Mr. Mulvaney has become a key figure in the House impeachment inquiry, which begins public hearings on Wednesday. He carried out the president’s order to suspend $391 million in security aid to Ukraine at the same time Mr. Trump was pressuring that country’s leader to provide damaging information about former Vice President Joseph R. Biden Jr. and other Democrats.

According to testimony gathered by House investigators, Mr. Mulvaney helped facilitate the pressure campaign while Mr. Bolton resisted it. At one point, Mr. Bolton declared that he would have no part in the “drug deal” that Mr. Mulvaney and other allies of the president were concocting and directed a deputy to report details of the scheme to a White House lawyer.

Mr. Mulvaney last month effectively confirmed the quid pro quo Democrats were trying to prove by publicly acknowledging that Mr. Trump held up the security aid in part to force Ukraine to investigate a debunked conspiracy theory about Ukraine aiding Democrats in the 2016 presidential election. Mr. Mulvaney tried to disavow his admission hours later.

House Democrats have argued that Mr. Mulvaney can hardly claim a presidential immunity to refuse to testify about matters that he was willing to discuss in the White House briefing room. But it remained unclear how far they would go to try to compel him to cooperate in the impeachment inquiry.

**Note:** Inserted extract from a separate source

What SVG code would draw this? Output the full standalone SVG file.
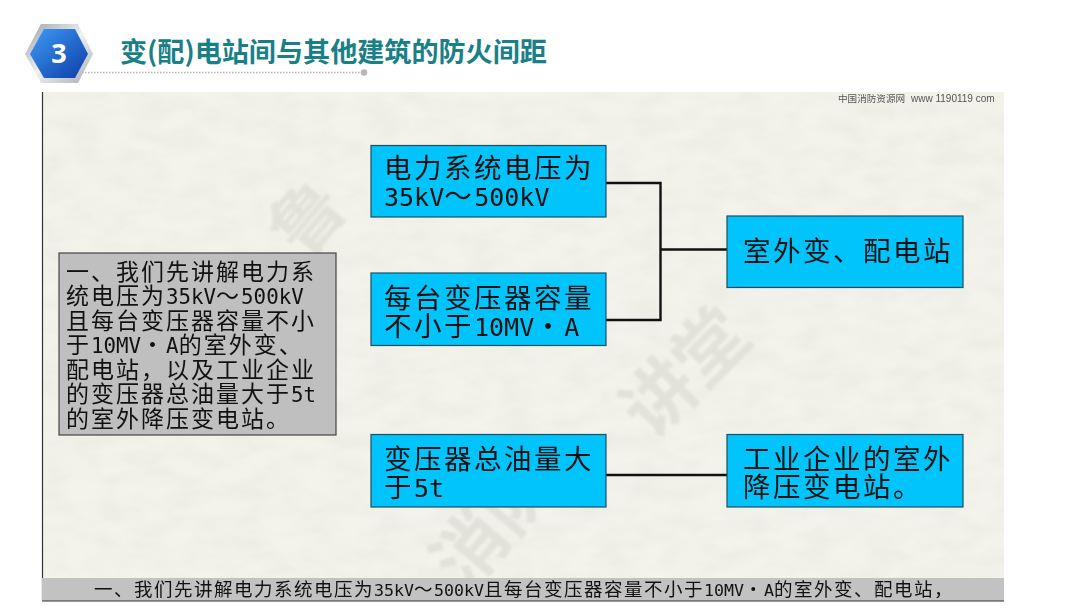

The House can vote to hold anyone who defies a subpoena in contempt, but Democrats so far have not pursued such action out of a reluctance to delay their impeachment proceedings. They withdrew a subpoena for Mr. Kupperman after he filed his lawsuit. Instead, Democrats have said they may cite the refusal of various administration officials to testify under orders from the president as an obstruction of Congress that could be its own article of impeachment.